## What is asked
Copy every line of the data that contains the string "this".

--- Begin Provided entries ---

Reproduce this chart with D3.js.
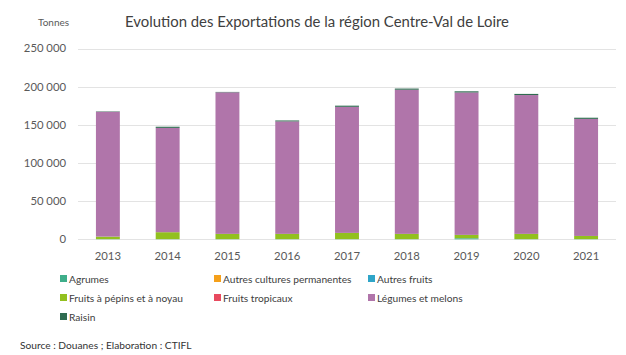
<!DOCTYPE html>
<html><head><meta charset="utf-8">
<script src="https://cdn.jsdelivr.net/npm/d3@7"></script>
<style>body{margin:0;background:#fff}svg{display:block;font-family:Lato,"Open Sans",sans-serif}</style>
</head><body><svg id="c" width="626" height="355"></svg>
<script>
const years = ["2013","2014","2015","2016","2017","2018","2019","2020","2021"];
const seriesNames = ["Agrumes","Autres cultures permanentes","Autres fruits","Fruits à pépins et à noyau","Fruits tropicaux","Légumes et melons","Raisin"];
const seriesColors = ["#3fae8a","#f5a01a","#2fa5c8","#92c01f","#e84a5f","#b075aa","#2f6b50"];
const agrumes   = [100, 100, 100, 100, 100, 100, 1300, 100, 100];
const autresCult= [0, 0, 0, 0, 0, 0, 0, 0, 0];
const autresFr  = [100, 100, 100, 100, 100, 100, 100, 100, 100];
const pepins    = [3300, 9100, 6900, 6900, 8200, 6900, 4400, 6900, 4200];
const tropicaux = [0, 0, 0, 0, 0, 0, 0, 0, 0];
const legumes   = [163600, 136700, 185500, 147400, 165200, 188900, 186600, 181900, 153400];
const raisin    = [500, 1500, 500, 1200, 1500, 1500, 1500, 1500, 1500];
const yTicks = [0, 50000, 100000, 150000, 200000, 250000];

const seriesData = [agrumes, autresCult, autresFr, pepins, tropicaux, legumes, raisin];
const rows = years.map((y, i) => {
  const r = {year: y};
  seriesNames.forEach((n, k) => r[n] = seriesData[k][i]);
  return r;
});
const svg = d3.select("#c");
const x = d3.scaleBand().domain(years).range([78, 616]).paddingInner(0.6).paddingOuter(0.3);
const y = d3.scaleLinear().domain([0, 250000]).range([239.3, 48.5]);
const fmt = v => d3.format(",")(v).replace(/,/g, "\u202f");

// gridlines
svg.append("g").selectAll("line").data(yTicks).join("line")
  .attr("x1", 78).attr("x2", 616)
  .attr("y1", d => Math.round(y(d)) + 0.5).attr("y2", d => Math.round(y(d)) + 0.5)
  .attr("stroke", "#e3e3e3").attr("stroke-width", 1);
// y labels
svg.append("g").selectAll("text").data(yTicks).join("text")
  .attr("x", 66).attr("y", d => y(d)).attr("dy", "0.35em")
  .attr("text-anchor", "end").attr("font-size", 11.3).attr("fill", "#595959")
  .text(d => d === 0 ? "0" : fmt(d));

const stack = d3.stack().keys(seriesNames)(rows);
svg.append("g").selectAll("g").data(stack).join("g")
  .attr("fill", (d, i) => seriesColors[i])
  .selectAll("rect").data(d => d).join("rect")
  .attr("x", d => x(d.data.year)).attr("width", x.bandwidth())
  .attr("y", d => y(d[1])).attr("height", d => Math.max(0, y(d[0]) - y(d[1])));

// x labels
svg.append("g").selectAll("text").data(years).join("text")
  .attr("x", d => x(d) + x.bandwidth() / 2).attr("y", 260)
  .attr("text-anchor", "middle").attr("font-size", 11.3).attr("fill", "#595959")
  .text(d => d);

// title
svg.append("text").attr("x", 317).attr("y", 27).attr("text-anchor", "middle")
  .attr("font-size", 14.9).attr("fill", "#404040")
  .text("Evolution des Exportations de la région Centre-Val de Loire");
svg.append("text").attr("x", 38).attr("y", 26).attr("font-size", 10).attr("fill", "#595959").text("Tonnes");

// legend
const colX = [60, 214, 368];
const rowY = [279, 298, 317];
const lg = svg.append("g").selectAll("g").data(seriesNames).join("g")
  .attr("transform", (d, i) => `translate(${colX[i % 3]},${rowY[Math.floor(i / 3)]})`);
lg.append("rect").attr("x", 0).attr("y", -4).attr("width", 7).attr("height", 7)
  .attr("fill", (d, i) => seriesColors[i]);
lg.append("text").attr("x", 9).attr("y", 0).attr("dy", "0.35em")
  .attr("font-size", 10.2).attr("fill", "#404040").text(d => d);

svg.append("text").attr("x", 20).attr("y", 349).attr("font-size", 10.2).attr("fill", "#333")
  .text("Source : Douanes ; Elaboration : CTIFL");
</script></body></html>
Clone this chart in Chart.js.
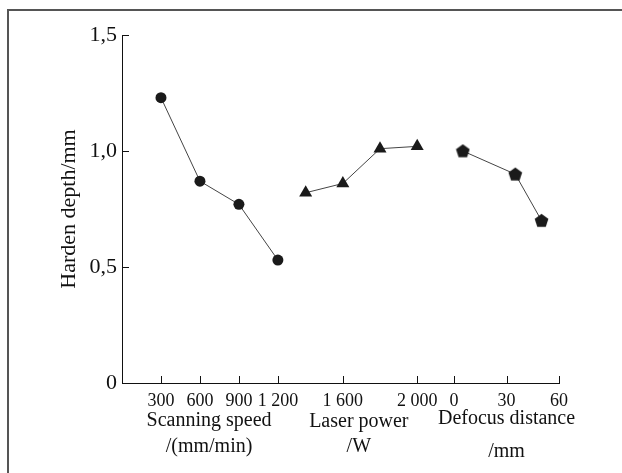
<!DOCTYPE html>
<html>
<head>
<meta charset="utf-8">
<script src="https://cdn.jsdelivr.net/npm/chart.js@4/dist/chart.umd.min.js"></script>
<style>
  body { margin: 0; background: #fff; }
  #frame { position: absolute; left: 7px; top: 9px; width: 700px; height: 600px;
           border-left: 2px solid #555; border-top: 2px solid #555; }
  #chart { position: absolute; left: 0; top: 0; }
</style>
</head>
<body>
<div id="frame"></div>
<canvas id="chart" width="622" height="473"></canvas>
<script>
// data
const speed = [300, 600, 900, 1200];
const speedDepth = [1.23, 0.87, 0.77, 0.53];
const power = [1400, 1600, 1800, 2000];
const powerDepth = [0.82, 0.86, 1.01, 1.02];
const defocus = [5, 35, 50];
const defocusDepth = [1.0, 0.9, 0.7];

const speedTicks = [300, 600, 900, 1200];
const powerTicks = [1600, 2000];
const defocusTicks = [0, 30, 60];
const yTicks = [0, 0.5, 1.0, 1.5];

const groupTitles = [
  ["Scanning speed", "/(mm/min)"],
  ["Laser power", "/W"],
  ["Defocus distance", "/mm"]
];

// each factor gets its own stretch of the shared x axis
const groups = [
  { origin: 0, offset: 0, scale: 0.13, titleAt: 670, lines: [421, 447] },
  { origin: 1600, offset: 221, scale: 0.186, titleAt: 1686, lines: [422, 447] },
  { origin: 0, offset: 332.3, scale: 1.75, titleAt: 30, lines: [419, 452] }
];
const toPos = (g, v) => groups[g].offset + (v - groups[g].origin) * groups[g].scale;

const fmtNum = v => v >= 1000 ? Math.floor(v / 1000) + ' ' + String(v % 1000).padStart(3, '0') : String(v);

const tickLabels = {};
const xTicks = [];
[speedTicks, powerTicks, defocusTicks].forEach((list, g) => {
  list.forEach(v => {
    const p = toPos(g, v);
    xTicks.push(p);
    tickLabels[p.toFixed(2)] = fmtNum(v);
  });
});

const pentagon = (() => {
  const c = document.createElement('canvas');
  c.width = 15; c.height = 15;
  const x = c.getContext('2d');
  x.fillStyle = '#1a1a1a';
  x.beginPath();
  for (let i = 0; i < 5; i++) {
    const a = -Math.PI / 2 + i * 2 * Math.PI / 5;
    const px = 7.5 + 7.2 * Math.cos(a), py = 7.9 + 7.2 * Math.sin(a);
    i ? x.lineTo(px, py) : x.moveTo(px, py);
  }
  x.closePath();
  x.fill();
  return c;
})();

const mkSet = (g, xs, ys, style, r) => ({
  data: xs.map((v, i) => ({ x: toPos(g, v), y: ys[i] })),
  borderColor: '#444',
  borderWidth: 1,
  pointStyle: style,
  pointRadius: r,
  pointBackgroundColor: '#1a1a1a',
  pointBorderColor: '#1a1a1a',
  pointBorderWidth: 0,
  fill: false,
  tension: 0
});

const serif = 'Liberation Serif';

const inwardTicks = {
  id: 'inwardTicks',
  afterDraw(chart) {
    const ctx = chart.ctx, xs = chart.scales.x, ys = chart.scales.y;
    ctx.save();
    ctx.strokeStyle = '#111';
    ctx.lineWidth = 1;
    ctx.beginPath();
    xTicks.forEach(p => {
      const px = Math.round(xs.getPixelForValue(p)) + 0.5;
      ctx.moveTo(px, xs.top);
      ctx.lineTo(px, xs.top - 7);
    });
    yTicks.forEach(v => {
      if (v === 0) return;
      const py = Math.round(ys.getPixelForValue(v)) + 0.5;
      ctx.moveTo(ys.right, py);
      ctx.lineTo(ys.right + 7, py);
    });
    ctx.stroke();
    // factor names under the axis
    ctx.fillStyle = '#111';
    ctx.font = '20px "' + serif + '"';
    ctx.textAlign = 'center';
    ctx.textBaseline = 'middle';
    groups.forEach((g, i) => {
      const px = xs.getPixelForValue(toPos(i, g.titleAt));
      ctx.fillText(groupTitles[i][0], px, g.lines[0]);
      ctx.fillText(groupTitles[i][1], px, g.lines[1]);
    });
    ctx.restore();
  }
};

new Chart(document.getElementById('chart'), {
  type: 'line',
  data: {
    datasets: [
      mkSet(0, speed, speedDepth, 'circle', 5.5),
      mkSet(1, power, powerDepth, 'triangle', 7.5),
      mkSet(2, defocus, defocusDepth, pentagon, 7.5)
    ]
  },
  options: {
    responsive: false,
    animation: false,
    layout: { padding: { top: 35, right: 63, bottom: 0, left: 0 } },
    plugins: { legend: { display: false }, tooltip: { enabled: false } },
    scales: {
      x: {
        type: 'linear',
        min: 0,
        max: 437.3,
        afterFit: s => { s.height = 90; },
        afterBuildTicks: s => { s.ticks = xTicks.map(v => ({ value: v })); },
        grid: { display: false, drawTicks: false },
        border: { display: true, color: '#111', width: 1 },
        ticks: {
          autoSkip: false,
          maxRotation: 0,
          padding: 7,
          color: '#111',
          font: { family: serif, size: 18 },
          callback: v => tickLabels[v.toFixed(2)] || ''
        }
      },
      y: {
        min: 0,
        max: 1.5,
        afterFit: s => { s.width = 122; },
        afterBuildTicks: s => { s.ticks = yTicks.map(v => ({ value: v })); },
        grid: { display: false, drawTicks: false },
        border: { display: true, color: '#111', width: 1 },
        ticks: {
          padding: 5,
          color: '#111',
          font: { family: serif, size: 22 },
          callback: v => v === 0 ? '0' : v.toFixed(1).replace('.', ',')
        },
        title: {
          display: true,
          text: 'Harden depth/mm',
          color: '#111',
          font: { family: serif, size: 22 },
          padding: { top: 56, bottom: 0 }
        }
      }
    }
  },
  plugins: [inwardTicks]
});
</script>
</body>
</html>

--- End Provided entries ---
--- Begin Provided entries ---

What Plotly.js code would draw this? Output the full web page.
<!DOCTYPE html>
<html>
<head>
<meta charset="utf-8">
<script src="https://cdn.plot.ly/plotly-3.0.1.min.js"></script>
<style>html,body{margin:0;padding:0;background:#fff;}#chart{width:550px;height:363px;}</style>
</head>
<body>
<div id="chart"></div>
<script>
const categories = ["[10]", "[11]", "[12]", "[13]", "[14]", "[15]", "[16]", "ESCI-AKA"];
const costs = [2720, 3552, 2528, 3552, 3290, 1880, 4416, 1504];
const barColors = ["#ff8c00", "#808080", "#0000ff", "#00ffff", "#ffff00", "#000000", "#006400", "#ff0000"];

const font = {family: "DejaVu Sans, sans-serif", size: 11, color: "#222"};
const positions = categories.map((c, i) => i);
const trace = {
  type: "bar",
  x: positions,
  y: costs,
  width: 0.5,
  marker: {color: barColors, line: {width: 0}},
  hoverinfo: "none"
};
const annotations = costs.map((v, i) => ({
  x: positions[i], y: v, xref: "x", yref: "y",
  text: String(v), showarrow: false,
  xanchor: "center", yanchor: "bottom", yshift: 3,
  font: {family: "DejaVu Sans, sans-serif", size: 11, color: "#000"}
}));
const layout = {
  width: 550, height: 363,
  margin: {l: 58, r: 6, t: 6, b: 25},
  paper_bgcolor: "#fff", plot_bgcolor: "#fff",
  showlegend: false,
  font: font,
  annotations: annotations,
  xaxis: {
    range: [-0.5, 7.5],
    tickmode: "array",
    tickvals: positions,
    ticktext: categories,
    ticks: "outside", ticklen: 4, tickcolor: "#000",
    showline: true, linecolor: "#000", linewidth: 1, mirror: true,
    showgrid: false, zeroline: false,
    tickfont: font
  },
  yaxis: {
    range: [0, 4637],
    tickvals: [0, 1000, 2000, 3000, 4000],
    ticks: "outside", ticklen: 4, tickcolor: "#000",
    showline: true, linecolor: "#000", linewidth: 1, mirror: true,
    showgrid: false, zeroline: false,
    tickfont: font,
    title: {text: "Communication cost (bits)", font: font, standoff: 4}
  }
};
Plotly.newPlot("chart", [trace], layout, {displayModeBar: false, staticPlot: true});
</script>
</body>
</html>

--- End Provided entries ---
--- Begin Provided entries ---

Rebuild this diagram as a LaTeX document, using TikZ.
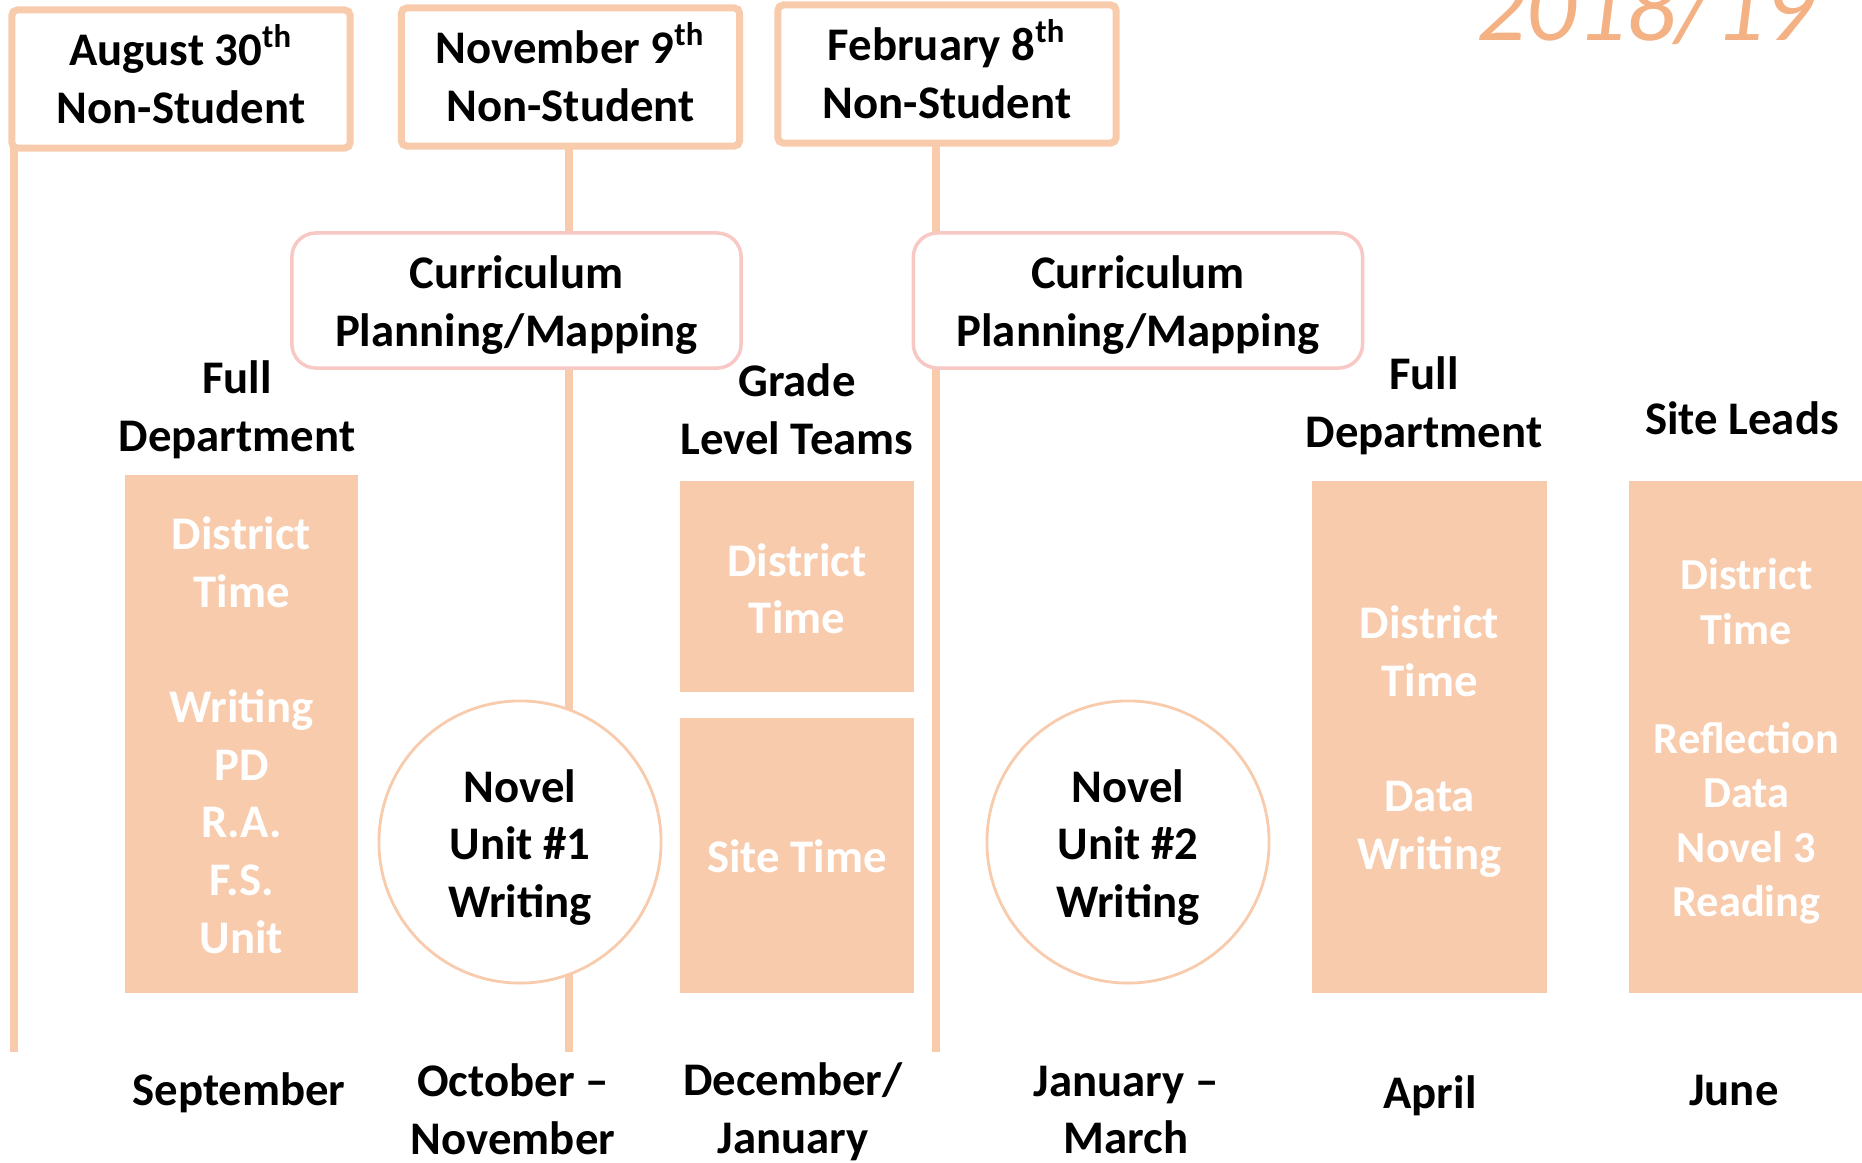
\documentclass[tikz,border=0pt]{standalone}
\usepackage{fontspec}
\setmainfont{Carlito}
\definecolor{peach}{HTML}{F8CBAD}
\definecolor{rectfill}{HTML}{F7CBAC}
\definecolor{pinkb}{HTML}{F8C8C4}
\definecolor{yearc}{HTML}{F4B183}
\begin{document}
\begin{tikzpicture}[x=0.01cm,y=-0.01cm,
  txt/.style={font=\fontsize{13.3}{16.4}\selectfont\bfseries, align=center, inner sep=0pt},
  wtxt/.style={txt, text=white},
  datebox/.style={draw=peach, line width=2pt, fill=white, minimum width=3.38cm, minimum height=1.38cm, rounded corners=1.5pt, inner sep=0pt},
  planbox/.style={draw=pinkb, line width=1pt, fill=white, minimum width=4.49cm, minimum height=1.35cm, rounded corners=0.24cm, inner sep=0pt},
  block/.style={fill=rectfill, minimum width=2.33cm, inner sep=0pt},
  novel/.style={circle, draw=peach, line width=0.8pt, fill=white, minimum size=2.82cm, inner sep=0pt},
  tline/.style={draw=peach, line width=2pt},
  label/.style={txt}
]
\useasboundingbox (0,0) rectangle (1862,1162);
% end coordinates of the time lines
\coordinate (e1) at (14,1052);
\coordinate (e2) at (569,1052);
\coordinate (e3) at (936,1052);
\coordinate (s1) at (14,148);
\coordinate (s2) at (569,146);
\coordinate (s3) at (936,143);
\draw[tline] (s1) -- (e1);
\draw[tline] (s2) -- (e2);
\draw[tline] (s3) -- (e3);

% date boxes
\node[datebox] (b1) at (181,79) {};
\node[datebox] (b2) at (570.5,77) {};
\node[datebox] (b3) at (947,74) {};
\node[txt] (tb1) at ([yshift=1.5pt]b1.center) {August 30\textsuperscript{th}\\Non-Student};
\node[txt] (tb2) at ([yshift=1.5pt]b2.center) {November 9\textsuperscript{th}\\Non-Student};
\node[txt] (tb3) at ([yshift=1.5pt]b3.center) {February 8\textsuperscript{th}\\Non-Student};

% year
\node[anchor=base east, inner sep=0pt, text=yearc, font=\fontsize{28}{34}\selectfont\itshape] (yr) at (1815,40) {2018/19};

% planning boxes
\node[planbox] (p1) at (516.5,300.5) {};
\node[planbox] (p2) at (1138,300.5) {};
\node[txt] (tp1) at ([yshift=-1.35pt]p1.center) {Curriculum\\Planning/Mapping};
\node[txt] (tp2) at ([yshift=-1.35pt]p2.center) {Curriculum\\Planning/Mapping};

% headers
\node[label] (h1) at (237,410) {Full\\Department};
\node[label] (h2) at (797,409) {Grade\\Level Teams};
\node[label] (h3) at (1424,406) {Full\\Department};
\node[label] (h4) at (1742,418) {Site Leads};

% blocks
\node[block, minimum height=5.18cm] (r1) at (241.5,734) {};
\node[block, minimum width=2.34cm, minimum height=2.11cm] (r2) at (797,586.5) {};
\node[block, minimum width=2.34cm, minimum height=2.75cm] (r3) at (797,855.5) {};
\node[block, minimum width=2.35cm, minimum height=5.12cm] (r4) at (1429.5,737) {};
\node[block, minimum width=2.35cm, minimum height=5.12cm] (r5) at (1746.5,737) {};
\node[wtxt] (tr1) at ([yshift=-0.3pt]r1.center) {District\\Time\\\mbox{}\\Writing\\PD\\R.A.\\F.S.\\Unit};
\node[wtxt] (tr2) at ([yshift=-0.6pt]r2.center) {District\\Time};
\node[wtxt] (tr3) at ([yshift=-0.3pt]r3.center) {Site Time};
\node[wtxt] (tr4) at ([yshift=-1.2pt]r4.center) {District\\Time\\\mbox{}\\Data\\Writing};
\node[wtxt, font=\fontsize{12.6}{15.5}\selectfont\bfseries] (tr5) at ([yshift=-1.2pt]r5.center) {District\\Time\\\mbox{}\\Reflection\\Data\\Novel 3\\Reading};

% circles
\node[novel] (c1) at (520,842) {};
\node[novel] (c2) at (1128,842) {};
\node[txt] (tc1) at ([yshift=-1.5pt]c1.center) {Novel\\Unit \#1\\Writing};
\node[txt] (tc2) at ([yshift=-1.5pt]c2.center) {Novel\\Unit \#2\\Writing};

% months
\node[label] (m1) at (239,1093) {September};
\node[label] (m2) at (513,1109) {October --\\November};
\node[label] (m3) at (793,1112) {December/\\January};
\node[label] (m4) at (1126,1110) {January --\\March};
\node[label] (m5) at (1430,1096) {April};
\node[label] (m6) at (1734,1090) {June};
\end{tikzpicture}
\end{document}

--- End Provided entries ---

## Output of the exercise
Reproduce this chart with D3.js.
Clone this chart in Chart.js.
What Plotly.js code would draw this? Output the full web page.
Rebuild this diagram as a LaTeX document, using TikZ.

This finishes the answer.